What To Read Before Signing

Before anyone signs a refinance, read the payoff letter, title rules, rate sheet, fees, and total repayment cost. A lower payment can feel good while costing more across the full loan. The monthly number matters, but the total cost tells the fuller story.

Ask the lender these direct questions before you agree:

  • Will the old co-signer be fully released when the refinance closes?
  • Who must sign the title or lien paperwork?
  • Is there a prepayment fee on the old loan?
  • Will the new loan report to all major credit bureaus?
  • What is the total interest cost if the term gets longer?

Paperwork That Reduces Confusion

Get the payoff quote in writing. Match the vehicle identification number, payoff amount, good-through date, and account number. If the refinance is meant to remove a co-signer, ask for written proof that the old loan is closed and the co-signer has no more repayment duty on that loan.

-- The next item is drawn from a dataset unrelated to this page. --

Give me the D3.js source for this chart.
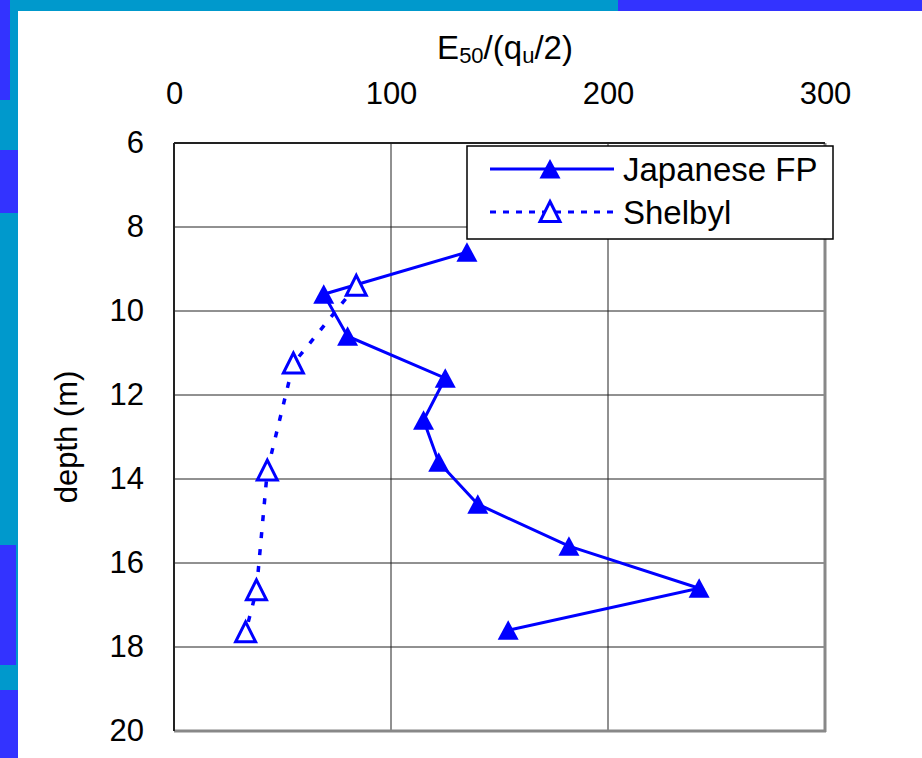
<!DOCTYPE html>
<meta charset="utf-8">
<style>
    body { margin: 0; background: #fff; }
    text { font-family: "Liberation Sans", Arial, sans-serif; fill: #000; }
    .axis path { display: none; }
    .axis line { display: none; }
    .grid { stroke: #222; stroke-width: 1; }
</style>
<svg width="922" height="758"></svg>
<script src="https://d3js.org/d3.v7.min.js"></script>
<script>

    // data
    var jpDepth = [8.6, 9.6, 10.6, 11.6, 12.6, 13.6, 14.6, 15.6, 16.6, 17.6];
    var jpValue = [135, 69, 80, 125, 115, 122, 140, 182, 242, 154];
    var shDepth = [9.4, 11.25, 13.8, 16.65, 17.65];
    var shValue = [84, 55, 43, 38, 33];
    var xTicks = [0, 100, 200, 300];
    var yTicks = [6, 8, 10, 12, 14, 16, 18, 20];
    var seriesNames = ["Japanese FP", "Shelbyl"];

    var svg = d3.select("svg");

    // slide background bits
    svg.append("rect").attr("width", 922).attr("height", 758).attr("fill", "#0099cc");
    svg.append("rect").attr("x", 618).attr("width", 304).attr("height", 11).attr("fill", "#3333ff");
    svg.append("rect").attr("width", 10).attr("height", 100).attr("fill", "#3333ff");
    svg.append("rect").attr("y", 150).attr("width", 18).attr("height", 63).attr("fill", "#3333ff");
    svg.append("rect").attr("y", 545).attr("width", 16).attr("height", 120).attr("fill", "#3333ff");
    svg.append("rect").attr("y", 690).attr("width", 18).attr("height", 68).attr("fill", "#3333ff");
    svg.append("rect").attr("x", 18).attr("y", 11).attr("width", 904).attr("height", 747).attr("fill", "#fff");

    var x = d3.scaleLinear().domain([0, 300]).range([174, 825]),
        y = d3.scaleLinear().domain([6, 20]).range([143, 731]);

    // grid
    svg.selectAll(".gx").data([100, 200]).enter().append("line")
        .attr("class", "grid")
        .attr("x1", function(d) { return x(d); }).attr("x2", function(d) { return x(d); })
        .attr("y1", y(6)).attr("y2", y(20));
    svg.selectAll(".gy").data(yTicks.slice(1, -1)).enter().append("line")
        .attr("class", "grid")
        .attr("x1", x(0)).attr("x2", x(300))
        .attr("y1", function(d) { return y(d); }).attr("y2", function(d) { return y(d); });

    // frame: dark left/top, grey bottom/right
    svg.append("line").attr("x1", x(300)).attr("x2", x(300)).attr("y1", y(6)).attr("y2", y(20) + 1)
        .attr("stroke", "#888").attr("stroke-width", 3);
    svg.append("line").attr("x1", x(0)).attr("x2", x(300) + 1).attr("y1", y(20)).attr("y2", y(20))
        .attr("stroke", "#888").attr("stroke-width", 3);
    svg.append("line").attr("x1", x(0)).attr("x2", x(0)).attr("y1", y(6)).attr("y2", y(20))
        .attr("stroke", "#222").attr("stroke-width", 2);
    svg.append("line").attr("x1", x(0)).attr("x2", x(300)).attr("y1", y(6)).attr("y2", y(6))
        .attr("stroke", "#222").attr("stroke-width", 2);

    // axes
    svg.append("g")
        .attr("class", "axis")
        .attr("transform", "translate(0," + y(6) + ")")
        .call(d3.axisTop(x).tickValues(xTicks).tickSize(0).tickPadding(39))
        .selectAll("text").style("font-size", "31px");

    svg.append("g")
        .attr("class", "axis")
        .attr("transform", "translate(" + x(0) + ",0)")
        .call(d3.axisLeft(y).tickValues(yTicks).tickSize(0).tickPadding(30))
        .selectAll("text").style("font-size", "31px");

    // axis titles
    var xt = svg.append("text")
        .attr("x", 505).attr("y", 59)
        .attr("text-anchor", "middle")
        .style("font-size", "33px");
    xt.append("tspan").text("E");
    xt.append("tspan").attr("dy", 4).style("font-size", "22px").text("50");
    xt.append("tspan").attr("dy", -4).text("/(q");
    xt.append("tspan").attr("dy", 4).style("font-size", "22px").text("u");
    xt.append("tspan").attr("dy", -4).text("/2)");

    svg.append("text")
        .attr("transform", "translate(77," + ((y(6) + y(20)) / 2) + ") rotate(-90)")
        .attr("text-anchor", "middle")
        .style("font-size", "31px")
        .text("depth (m)");

    var filledTri = "M0,-10L10.5,9.5L-10.5,9.5Z",
        openTri = "M0,-10.5L10,9.5L-10,9.5Z";

    var jp = jpDepth.map(function(d, i) { return [jpValue[i], d]; }),
        sh = shDepth.map(function(d, i) { return [shValue[i], d]; });

    var line = d3.line()
        .x(function(d) { return x(d[0]); })
        .y(function(d) { return y(d[1]); });

    // Japanese FP
    svg.append("path")
        .attr("d", line(jp))
        .attr("fill", "none")
        .attr("stroke", "#0000ff")
        .attr("stroke-width", 3);
    svg.selectAll(".jp").data(jp).enter().append("path")
        .attr("class", "jp")
        .attr("d", filledTri)
        .attr("transform", function(d) { return "translate(" + x(d[0]) + "," + y(d[1]) + ")"; })
        .attr("fill", "#0000ff");

    // Shelby
    svg.append("path")
        .attr("d", line(sh))
        .attr("fill", "none")
        .attr("stroke", "#0000ff")
        .attr("stroke-width", 3.5)
        .attr("stroke-dasharray", "6,11");
    svg.selectAll(".sh").data(sh).enter().append("path")
        .attr("class", "sh")
        .attr("d", openTri)
        .attr("transform", function(d) { return "translate(" + x(d[0]) + "," + y(d[1]) + ")"; })
        .attr("fill", "#fff")
        .attr("stroke", "#0000ff")
        .attr("stroke-width", 3);

    // legend
    var lg = svg.append("g");
    lg.append("rect")
        .attr("x", 467).attr("y", 146).attr("width", 366).attr("height", 93)
        .attr("fill", "#fff").attr("stroke", "#000").attr("stroke-width", 1.5);

    lg.append("line").attr("x1", 490).attr("x2", 614).attr("y1", 169).attr("y2", 169)
        .attr("stroke", "#0000ff").attr("stroke-width", 3);
    lg.append("path").attr("d", filledTri).attr("transform", "translate(550,169)").attr("fill", "#0000ff");
    lg.append("text").attr("x", 623).attr("y", 181).style("font-size", "33px").text(seriesNames[0]);

    lg.append("line").attr("x1", 490).attr("x2", 614).attr("y1", 212).attr("y2", 212)
        .attr("stroke", "#0000ff").attr("stroke-width", 3).attr("stroke-dasharray", "6,7");
    lg.append("path").attr("d", openTri).attr("transform", "translate(550,212)")
        .attr("fill", "#fff").attr("stroke", "#0000ff").attr("stroke-width", 3);
    lg.append("text").attr("x", 623).attr("y", 224).style("font-size", "33px").text(seriesNames[1]);

</script>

It’s smart to check credit reports after the old loan is paid. The account should show as paid or closed, not late or still active with a balance. If a payoff delay creates a late mark, gather payment records and lender letters before filing a dispute.

Clean Decision Rule

If the borrower can qualify alone, refinancing can remove the co-signer and cut the tie cleanly. If the co-signer wants to take over the car, ownership must be sorted before the refinance will make sense. If neither person qualifies for better terms, waiting, paying down the balance, or selling the car may be safer than signing a new deal that only stretches the debt.

The safest answer is this: a co-signer can help refinance a car, but they need lender approval and the right title setup. Don’t rely on a handshake. Use written lender terms, proof of payoff, and clear release language so the debt ends the way all parties expect.